Leakey is also an ardent conservationist. As an official with the Kenyan government in 1989, he cracked down on the illegal ivory trade by creating armed antipoaching units in the country’s national parks, ending the killing of elephants there. He also cofounded WildlifeDirect, an organization that works with wildlife-focused nonprofits across Africa to protect the continent’s species. During one of his conversations with MacQuarrie and Byrne, Leakey expressed his frustration at how difficult it was to raise the $25,000 to $30,000 a year that most of the nonprofits needed to continue doing their work.
“That was something we’d been thinking about, too,” says Byrne. “How do you empower people to give fairly small amounts of money that make a big difference?”
After the pair returned from Kenya, MacQuarrie set off on a trek through the Andes (documented in his forthcoming book Adventures in the Andes: On the Trail of Bandits, Heroes, and Revolutionaries), while Byrne stayed in Las Vegas, where she spent time with various people involved in the Downtown Project. “I was so inspired by how many projects Kickstarter had helped to get off the ground,” she says. “So when I went to meet Kim in Argentina, I said, ‘Why don’t we do a sort of green Kickstarter?’”
The two knew nothing about creating websites, but they knew people who did, including their friend Jeff Newburn, a software engineer at Zappos. He offered to build them a site, and by March 2013, MacQuarrie and Byrne had launched Green Our Planet. Although their aim was to eventually provide an international platform to crowdfund all manner of eco-minded projects (and anyone can now use the site to do just that), the pair wanted to start locally.
“Then Bryan [Vellinga] at Garden Farms came to us and said, ‘Hey, I heard you have this green crowdfunding platform and you’re looking for projects, and I have school principals who want gardens but have no money,’” Byrne says.
So they went to the Shirley and Bill Wallin Elementary School in Henderson with Vellinga and made a short film about the benefits a garden can provide. School gardens have been linked to improved behavior and test scores and offer an excellent way to teach subjects like science and nutrition, all while giving students access to natural light and daily exercise. Within five weeks, they had raised $7,500, and Vellinga got to work on building the first of their gardens.

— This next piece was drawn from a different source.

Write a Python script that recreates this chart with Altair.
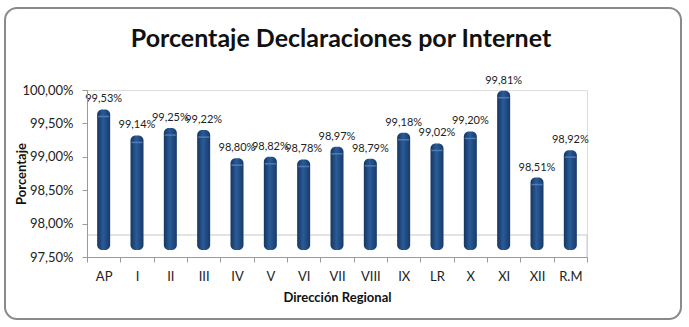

“Then our fifth garden, at Myrtle Tate Elementary School, raised no money at all and we didn’t know why,” Byrne says. “The principal explained that more than 80 percent of her students were low income and that their parents probably didn’t have computers. Kim and I thought, That’s not fair. These kids deserve a garden just as much.”
They discovered that more than 60 percent of schools in the Clark County School District, including Myrtle Tate, are designated Title I—institutions with a high percentage of economically disadvantaged students—and decided they needed to find financial sponsors for those schools. For Myrtle Tate, they enlisted NV Energy. Since then, Green Our Planet has helped 57 schools in and around Las Vegas raise money for gardens (with eight more fundraising campaigns currently under way). Their dozens of corporate partners now include Whole Foods Market, Lowe’s, Cosmopolitan, Wynn Resorts, and Honda. Chefs from Vegas resorts work with the students to help them put their harvests to good use, and Byrne and MacQuarrie have worked with teachers to draft state-approved curricula that include experiential science and running a farmers market.
Although they didn’t set out to bring school gardens to the area, MacQuarrie describes their efforts using the same term that Las Vegas’s Mayor Carolyn Goodman often employs in discussing the achievements of Downtown Project: “collective impact.”
“We are the accidental collective-impact proponents,” he says. “We decided we wanted to have a platform, so then we had to find a Web person, and then we realized you can’t just build a garden, you need curricula, so we found those guys. Then we needed chefs and found them. And then Switch gave us office space. So before you know it, we’ve harnessed all these different resources that always existed in Vegas and channeled them toward a collective impact on this issue. We’re not creating these resources, but when you start connecting them, suddenly there’s this miraculous result.”